Bir diğer önemli alan ise, 2021 yılından beri kazı çalışmalarının devam ettiği Selçuklu Mezarlığı. Fethiye Camisi’nin yaklaşık 30 metre güneybatısında bulunan bu alan, Anadolu’daki ilk Türk-İslam mezarlığı olarak kabul ediliyor. Bu bölgede, sekizgen gövdeye sahip kümbet kalıntıları ve sandukalı mezarlar gün yüzüne çıkarılmaktadır.

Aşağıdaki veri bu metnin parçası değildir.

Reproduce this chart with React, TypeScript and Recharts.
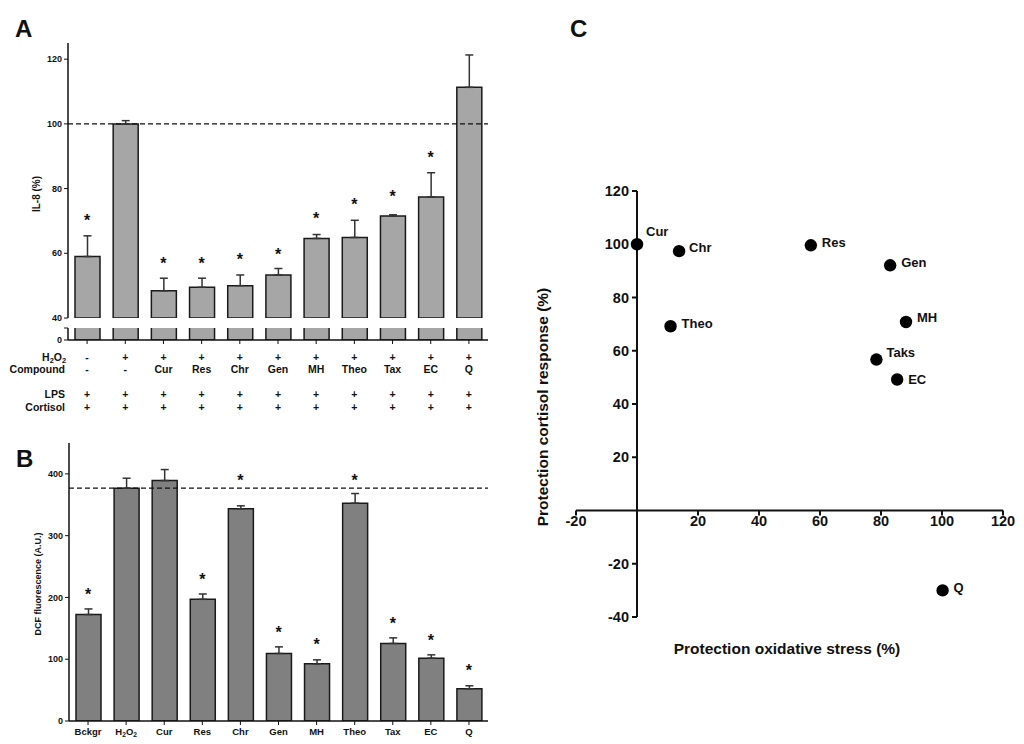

Koruma ve Restorasyon Çalışmalarıyla Tarih Yaşatılıyor
Arslan, bölgedeki koruma ve restorasyon faaliyetleri hakkında şunları dile getirdi: “Toprak altında kalan ve kazılarla ortaya çıkarılan mimari eserlerin korunması, uzun ömürlü hale getirilmesi ve gelecek nesillere aktarılması için yoğun çaba sarf ediliyor. Kazı sonrası, taşınır nitelikteki buluntular laboratuvarlarda uzmanlar tarafından restore edilerek, uygun bulunanlar Kars Müzesi’nde sergilenmek üzere teslim ediliyor.”
Bu kapsamda, taş ve pişmiş toprak, cam, kemik gibi farklı materyaller üzerinde detaylı restorasyon çalışmaları yapılıyor. Ayrıca, kazı evimizdeki ekipler, tüm bu kalıntıların konservasyonu ve korunması için çalışmalarını sürdürüyor.
Geleceğe Taşınan Tarih ve Kültür
Yürütülen tüm bu çalışmalar, Ani Ören Yeri’nin zengin tarihsel mirasını koruma ve tanıtma misyonunu yerine getirmeyi amaçlıyor. Kazı ve restorasyon faaliyetleriyle, bölgenin kültürel dokusu güçlendirilirken, turizm açısından da önemli bir cazibe merkezi haline getiriliyor.